In our base case, let x_1 = 0.
Then we have, F(0, x_2, …, x_n), which is equivalent to F(x_2, …, x_n) which by our inductive hypothesis is (x_2 + … + x_n)! / (x_2! * … * x_n!), as we desired to show. The cases for x_i = 0, for i = 2…n use similar reasoning.
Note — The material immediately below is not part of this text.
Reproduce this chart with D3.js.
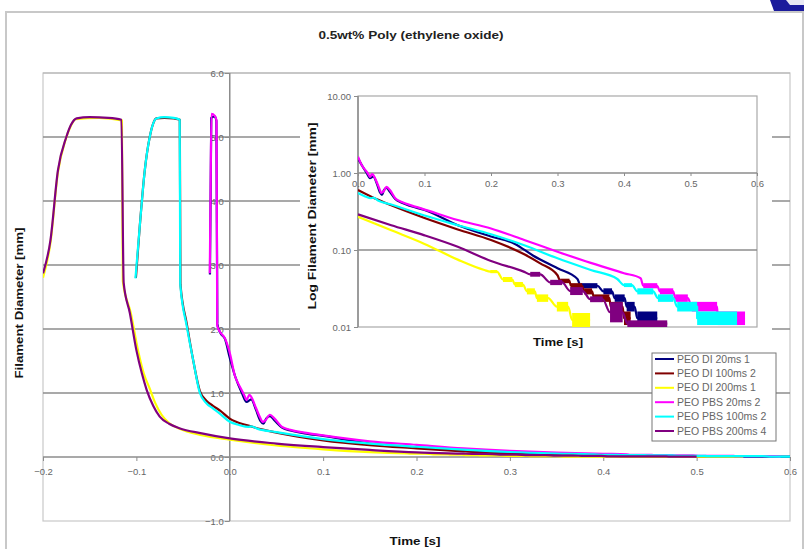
<!DOCTYPE html>
<html><head><meta charset="utf-8">
<script src="https://cdn.jsdelivr.net/npm/d3@7"></script>
<style>
body{margin:0;background:#fff;}
svg text{font-family:"Liberation Sans",Arial,sans-serif;}
</style></head>
<body>
<svg id="c" width="804" height="549"></svg>
<script>
// ---------------- DATA ----------------
const seriesNames = ["PEO DI 20ms 1","PEO DI 100ms 2","PEO DI 200ms 1","PEO PBS 20ms 2","PEO PBS 100ms 2","PEO PBS 200ms 4"];
const seriesColors = ["#000080","#800000","#ffff00","#ff00ff","#00ffff","#800080"];
const xTicksMain = [-0.2,-0.1,0,0.1,0.2,0.3,0.4,0.5,0.6];
const yTicksMain = [-1,0,1,2,3,4,5,6];
const xTicksInset = [0,0.1,0.2,0.3,0.4,0.5,0.6];
const yTicksInset = [0.01,0.1,1,10];

// [time s, diameter mm]
const dataDI20 = [[-0.0212,2.85],[-0.0198,5.3],[-0.016,5.32],[-0.0143,5.25],[-0.0133,2.08],[-0.0105,1.95],[-0.005,1.84],[0,1.55],[0.006,1.25],[0.013,1.0],[0.018,0.86],[0.023,0.9],[0.028,0.74],[0.033,0.56],[0.036,0.52],[0.039,0.6],[0.043,0.64],[0.048,0.57],[0.056,0.46],[0.066,0.41],[0.08,0.37],[0.1,0.33],[0.15,0.21],[0.2,0.15],[0.236,0.12],[0.263,0.085],[0.3,0.058],[0.33,0.042]];
const dataDI100 = [[-0.1005,2.8],[-0.0964,3.6],[-0.091,4.48],[-0.0857,5.0],[-0.082,5.21],[-0.0786,5.29],[-0.07,5.3],[-0.06,5.29],[-0.0535,5.27],[-0.0528,2.7],[-0.046,2.08],[-0.039,1.5],[-0.032,1.03],[-0.025,0.88],[-0.018,0.8],[-0.01,0.72],[0,0.6],[0.02,0.49],[0.05,0.38],[0.1,0.26],[0.15,0.185],[0.2,0.135],[0.25,0.088],[0.274,0.067],[0.3,0.047]];
const dataDI200 = [[-0.2,2.8],[-0.192,3.35],[-0.184,4.45],[-0.176,4.95],[-0.17,5.18],[-0.165,5.28],[-0.14,5.3],[-0.1155,5.26],[-0.1145,2.75],[-0.106,2.25],[-0.098,1.65],[-0.092,1.3],[-0.086,1.08],[-0.08,0.85],[-0.073,0.66],[-0.065,0.53],[-0.055,0.45],[-0.03,0.34],[0,0.27],[0.05,0.18],[0.1,0.12],[0.15,0.075],[0.19,0.055]];
const dataPBS20 = [[-0.0214,2.87],[-0.0205,4.2],[-0.0196,5.36],[-0.016,5.33],[-0.0142,5.26],[-0.0134,2.05],[-0.0107,1.96],[-0.005,1.85],[0,1.63],[0.0055,1.27],[0.009,1.15],[0.013,1.04],[0.016,0.95],[0.018,0.89],[0.021,0.97],[0.023,0.94],[0.028,0.77],[0.033,0.6],[0.035,0.55],[0.038,0.57],[0.043,0.66],[0.048,0.6],[0.056,0.47],[0.066,0.42],[0.08,0.38],[0.096,0.345],[0.15,0.245],[0.2,0.19],[0.25,0.135],[0.3,0.095],[0.35,0.068],[0.4,0.05],[0.425,0.043]];
const dataPBS100 = [[-0.101,2.79],[-0.0964,3.6],[-0.091,4.48],[-0.0857,5.0],[-0.082,5.21],[-0.0786,5.29],[-0.07,5.31],[-0.06,5.3],[-0.0536,5.27],[-0.053,2.7],[-0.046,2.04],[-0.039,1.5],[-0.032,1.0],[-0.025,0.84],[-0.018,0.76],[-0.01,0.67],[0,0.55],[0.01,0.5],[0.02,0.47],[0.023,0.48],[0.03,0.44],[0.05,0.39],[0.1,0.28],[0.15,0.21],[0.2,0.16],[0.25,0.115],[0.3,0.078],[0.35,0.055],[0.39,0.042]];
const dataPBS200 = [[-0.2,2.87],[-0.192,3.39],[-0.184,4.48],[-0.175,5.0],[-0.17,5.19],[-0.164,5.29],[-0.15,5.31],[-0.13,5.3],[-0.116,5.27],[-0.1136,2.72],[-0.107,2.25],[-0.1,1.67],[-0.094,1.3],[-0.089,1.05],[-0.082,0.8],[-0.075,0.63],[-0.065,0.52],[-0.054,0.45],[-0.03,0.37],[0,0.29],[0.05,0.21],[0.1,0.155],[0.15,0.11],[0.2,0.072],[0.25,0.052]];

// quantisation noise bands at the tail: [t start, t end, low mm, high mm]
const bandsDI20 = [[0.335,0.36,0.0318,0.0371],[0.369,0.382,0.0265,0.0318],[0.386,0.401,0.0212,0.0265],[0.404,0.416,0.0159,0.0212],[0.42,0.45,0.0106,0.0159]];
const bandsDI100 = [[0.304,0.318,0.0371,0.0424],[0.32,0.337,0.0318,0.0371],[0.34,0.352,0.0265,0.0318],[0.355,0.378,0.0212,0.0265],[0.38,0.398,0.0159,0.0212],[0.40,0.41,0.0106,0.0159]];
const bandsDI200 = [[0.199,0.209,0.050,0.055],[0.218,0.232,0.0384,0.0446],[0.236,0.248,0.033,0.0384],[0.254,0.266,0.0265,0.0318],[0.269,0.286,0.0212,0.0265],[0.299,0.316,0.0159,0.0212],[0.322,0.349,0.01,0.0152]];
const bandsPBS20 = [[0.429,0.45,0.0318,0.0371],[0.454,0.474,0.0265,0.0318],[0.477,0.496,0.0212,0.0265],[0.502,0.54,0.0159,0.0212],[0.541,0.582,0.0106,0.0159]];
const bandsPBS100 = [[0.40,0.412,0.033,0.0371],[0.42,0.444,0.0265,0.0318],[0.451,0.474,0.0212,0.0265],[0.48,0.51,0.0159,0.0212],[0.51,0.57,0.0106,0.0159]];
const bandsPBS200 = [[0.259,0.274,0.045,0.052],[0.289,0.307,0.035,0.041],[0.319,0.338,0.026,0.033],[0.349,0.368,0.021,0.025],[0.379,0.398,0.0115,0.021],[0.405,0.465,0.01,0.0122]];

// near-zero trailing values (main chart only)
const tailDI20 = [[0.46,0.006],[0.6,0.005]];
const tailDI100 = [[0.42,0.006],[0.5,0.005]];
const tailDI200 = [[0.36,0.006],[0.55,0.004]];
const tailPBS20 = [[0.59,0.006]];
const tailPBS100 = [[0.58,0.006],[0.6,0.005]];
const tailPBS200 = [[0.47,0.006],[0.5,0.005]];

const allData = [dataDI20,dataDI100,dataDI200,dataPBS20,dataPBS100,dataPBS200];
const allBands = [bandsDI20,bandsDI100,bandsDI200,bandsPBS20,bandsPBS100,bandsPBS200];
const allTails = [tailDI20,tailDI100,tailDI200,tailPBS20,tailPBS100,tailPBS200];

// ---------------- DRAW ----------------
const svg = d3.select("#c");
const FONT = '"Liberation Sans",Arial,sans-serif';

// outer chart border
svg.append("rect").attr("x",6).attr("y",12).attr("width",797).attr("height",538)
  .attr("fill","#fff").attr("stroke","#c8c8c8").attr("stroke-width",2);
// corner logo
svg.append("path").attr("d","M770,0H804V11H774Z").attr("fill","#1b1b9c");
svg.append("path").attr("d","M786,0H804V5H790Z").attr("fill","#e8e8f4");

const xM = d3.scaleLinear().domain([-0.2,0.6]).range([43,790]);
const yM = d3.scaleLinear().domain([-1,6]).range([521,73]);

// title
svg.append("text").attr("x",411).attr("y",39).attr("text-anchor","middle")
  .attr("font-size",11.5).attr("font-weight","bold").attr("fill","#222")
  .attr("textLength",185).attr("lengthAdjust","spacingAndGlyphs")
  .text("0.5wt% Poly (ethylene oxide)");

// plot area
svg.append("rect").attr("x",xM(-0.2)).attr("y",yM(6)).attr("width",xM(0.6)-xM(-0.2)).attr("height",yM(-1)-yM(6))
  .attr("fill","none").attr("stroke","#c8c8c8").attr("stroke-width",1.2);
svg.append("g").selectAll("line").data(yTicksMain.filter(v=>v>0&&v<6)).join("line")
  .attr("x1",xM(-0.2)).attr("x2",xM(0.6)).attr("y1",d=>yM(d)).attr("y2",d=>yM(d))
  .attr("stroke","#8c8c8c").attr("stroke-width",1.5);
svg.append("line").attr("x1",xM(-0.2)).attr("x2",xM(0.6)).attr("y1",yM(6)).attr("y2",yM(6))
  .attr("stroke","#b0b0b0").attr("stroke-width",1.2);

const yAxisM = svg.append("g").attr("transform",`translate(${xM(0)},0)`)
  .call(d3.axisLeft(yM).tickValues(yTicksMain).tickFormat(d3.format(".1f")).tickSize(5).tickPadding(1));
const xAxisM = svg.append("g").attr("transform",`translate(0,${yM(0)})`)
  .call(d3.axisBottom(xM).tickValues(xTicksMain).tickFormat(d3.format(".1f")).tickSize(4).tickPadding(7));
[yAxisM,xAxisM].forEach(a=>{
  a.select(".domain").attr("stroke","#8c8c8c").attr("stroke-width",1.5);
  a.selectAll(".tick line").attr("stroke","#8c8c8c");
  a.selectAll("text").attr("font-size",9.5).attr("fill","#666").attr("font-family",FONT);
});
xAxisM.select(".domain").attr("d",`M${xM(-0.2)},0H${xM(0.6)}`);
yAxisM.select(".domain").attr("d",`M0,${yM(-1)}V${yM(6)}`);

svg.append("text").attr("transform",`translate(23,${303}) rotate(-90)`).attr("text-anchor","middle")
  .attr("font-size",11).attr("font-weight","bold").attr("fill","#111")
  .attr("textLength",151).attr("lengthAdjust","spacingAndGlyphs").text("Filament Diameter [mm]");
svg.append("text").attr("x",415).attr("y",545).attr("text-anchor","middle")
  .attr("font-size",11.5).attr("font-weight","bold").attr("fill","#111")
  .attr("textLength",51).attr("lengthAdjust","spacingAndGlyphs").text("Time [s]");

svg.append("clipPath").attr("id","clipM").append("rect")
  .attr("x",xM(-0.2)).attr("y",yM(6)-6).attr("width",xM(0.6)-xM(-0.2)).attr("height",yM(-1)-yM(6)+6);

function fullSeries(i){
  const pts = allData[i].slice();
  allBands[i].forEach(b=>{ const m=(b[2]+b[3])/2; pts.push([b[0],m]); pts.push([b[1],m]); });
  return pts.concat(allTails[i]);
}
const lineM = d3.line().curve(d3.curveMonotoneX).x(d=>xM(d[0])).y(d=>yM(d[1]));
const gM = svg.append("g").attr("clip-path","url(#clipM)");
allData.forEach((d,i)=>{
  gM.append("path").attr("d",lineM(fullSeries(i))).attr("fill","none")
    .attr("stroke",seriesColors[i]).attr("stroke-width",2.2).attr("stroke-linejoin","round");
});

// ---------------- INSET ----------------
svg.append("rect").attr("x",300).attr("y",84).attr("width",472).attr("height",266).attr("fill","#fff");
const xI = d3.scaleLinear().domain([0,0.6]).range([358,757]);
const yI = d3.scaleLog().domain([0.01,10]).range([327,96]);

svg.append("rect").attr("x",xI(0)).attr("y",yI(10)).attr("width",xI(0.6)-xI(0)).attr("height",yI(0.01)-yI(10))
  .attr("fill","none").attr("stroke","#a8a8a8").attr("stroke-width",1.2);
svg.append("line").attr("x1",xI(0)).attr("x2",xI(0.6)).attr("y1",yI(0.1)).attr("y2",yI(0.1))
  .attr("stroke","#8c8c8c").attr("stroke-width",1.5);

const yAxisI = svg.append("g").attr("transform",`translate(${xI(0)},0)`)
  .call(d3.axisLeft(yI).tickValues(yTicksInset).tickFormat(d3.format(".2f")).tickSize(4).tickPadding(3));
const xAxisI = svg.append("g").attr("transform",`translate(0,${yI(1)})`)
  .call(d3.axisBottom(xI).tickValues(xTicksInset).tickFormat(d3.format(".1f")).tickSize(3).tickPadding(4));
[yAxisI,xAxisI].forEach(a=>{
  a.select(".domain").attr("stroke","#8c8c8c").attr("stroke-width",1.5);
  a.selectAll(".tick line").attr("stroke","#8c8c8c");
  a.selectAll("text").attr("font-size",9.5).attr("fill","#666").attr("font-family",FONT);
});
xAxisI.select(".domain").attr("d",`M${xI(0)},0H${xI(0.6)}`);
yAxisI.select(".domain").attr("d",`M0,${yI(0.01)}V${yI(10)}`);

svg.append("text").attr("transform",`translate(316,${216}) rotate(-90)`).attr("text-anchor","middle")
  .attr("font-size",11).attr("font-weight","bold").attr("fill","#111")
  .attr("textLength",187).attr("lengthAdjust","spacingAndGlyphs").text("Log Filament Diameter [mm]");
svg.append("text").attr("x",558).attr("y",346).attr("text-anchor","middle")
  .attr("font-size",11.5).attr("font-weight","bold").attr("fill","#111")
  .attr("textLength",50).attr("lengthAdjust","spacingAndGlyphs").text("Time [s]");

svg.append("clipPath").attr("id","clipI").append("rect")
  .attr("x",xI(0)).attr("y",yI(10)).attr("width",xI(0.6)-xI(0)).attr("height",yI(0.01)-yI(10));
const lineI = d3.line().curve(d3.curveMonotoneX).x(d=>xI(d[0])).y(d=>yI(d[1]));
const gI = svg.append("g").attr("clip-path","url(#clipI)");
allData.forEach((d,i)=>{
  const pts = allData[i].slice();
  allBands[i].forEach(b=>{ const m=Math.sqrt(b[2]*b[3]); pts.push([b[0],m]); pts.push([b[1],m]); });
  const vis = pts.filter(p=>p[0]>=0 && p[1]>=0.01);
  gI.append("path").attr("d",lineI(vis)).attr("fill","none")
    .attr("stroke",seriesColors[i]).attr("stroke-width",2.2).attr("stroke-linejoin","round");
  gI.selectAll(null).data(allBands[i]).join("rect")
    .attr("x",b=>xI(b[0])).attr("width",b=>xI(b[1])-xI(b[0]))
    .attr("y",b=>yI(b[3])).attr("height",b=>yI(b[2])-yI(b[3]))
    .attr("fill",seriesColors[i]);
});

// ---------------- LEGEND ----------------
const lg = svg.append("g").attr("transform","translate(652,353)");
lg.append("rect").attr("width",124).attr("height",88).attr("fill","#fff").attr("stroke","#777").attr("stroke-width",1);
seriesNames.forEach((n,i)=>{
  const y = 6 + i*14.4;
  lg.append("line").attr("x1",3).attr("x2",22).attr("y1",y).attr("y2",y)
    .attr("stroke",seriesColors[i]).attr("stroke-width",2);
  lg.append("text").attr("x",25).attr("y",y+3.5).attr("font-size",10.5).attr("fill","#666").text(n);
});
</script>
</body></html>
Now, assume that the equalities for all of F(x_1 - 1, x_2, …, x_n), F(x_1, x_2 - 1, …, x_n), …, F(x_1, x_2, …, x_n -1) are true. We know that F(x_1, x_2, …, x_n) = F(x_1 - 1, x_2, …, x_n), + F(x_1, x_2 - 1, …, x_n) +  … + F(x_1, x_2, …, x_n -1), so we have:

F(x_1, x_2, …, x_n) = (x_1 + x_2 + … + x_n - 1)! / ((x_1 - 1)! * x_2! *… * x_n!) + (x_1 + x_2 + … + x_n - 1)! / (x_1! * (x_2 - 1)! *… * x_n!) + … + (x_1 + x_2 + … + x_n - 1)! / (x_1! * x_2! *… * (x_n - 1)!) =

(x_1 + x_2 + … + x_n- 1)! * sum_{i=1..n) ( 1 / x_1 * x_2 * … x_{i-1} * x_{i+1} * … x_n * (x_1 - 1)! * (x_2 - 1)! * … * (x_n - 1)! ) =

(x_1 + x_2 + … + x_n - 1)! / (x_1 - 1)! * (x_2 - 1)!  * … (x_n - 1)! * sum_{i=1..n} ( 1 / x_1 * x_2 * … x_{i-1} * x_{i+1} * … x_n ) = 

(x_1 + x_2 + … + x_n - 1)! / (x_1 - 1)! * (x_2 - 1)!  * … (x_n - 1)! * ( x_1 + x_2 + … + x_n / x_1*x_2*…*x_n ) =

(x_1 + … + x_n)! / (x_1! * … * x_k!) as desired. Therefore, the equality holds for F(x_1, x_2, …, x_n), which further implies that the equality holds for all k >= 2 as we wanted to show.


PART 4:

RestrictedWalks:=proc(m,n,S) local W1,W2,w1,w2:
option remember:

if m<0 or n<0 then
 RETURN({}):
fi:

if m=0 and n=0 then
 RETURN({[]}):
fi:

if member([m,n],S) then
 RETURN({}):
fi:

W1:=RestrictedWalks(m-1,n,S):
W2:=RestrictedWalks(m,n-1,S):

{seq([op(w1),E],w1 in W1), seq([op(w2),N],w2 in W2)  }:

end:

PART 5:

if m<0 or n<0 then
 RETURN(0):
fi:

if m=0 and n=0 then
 RETURN(1):
fi:

if member([m,n], S) then
 RETURN(0):
fi:

W1:=NuWalks(m-1,n):
W2:=NuWalks(m,n-1):

W1+W2:
end:

We have, RestrictedNuWalks(50, 50, {seq([i, i], i = 1 .. 50)}); = 0.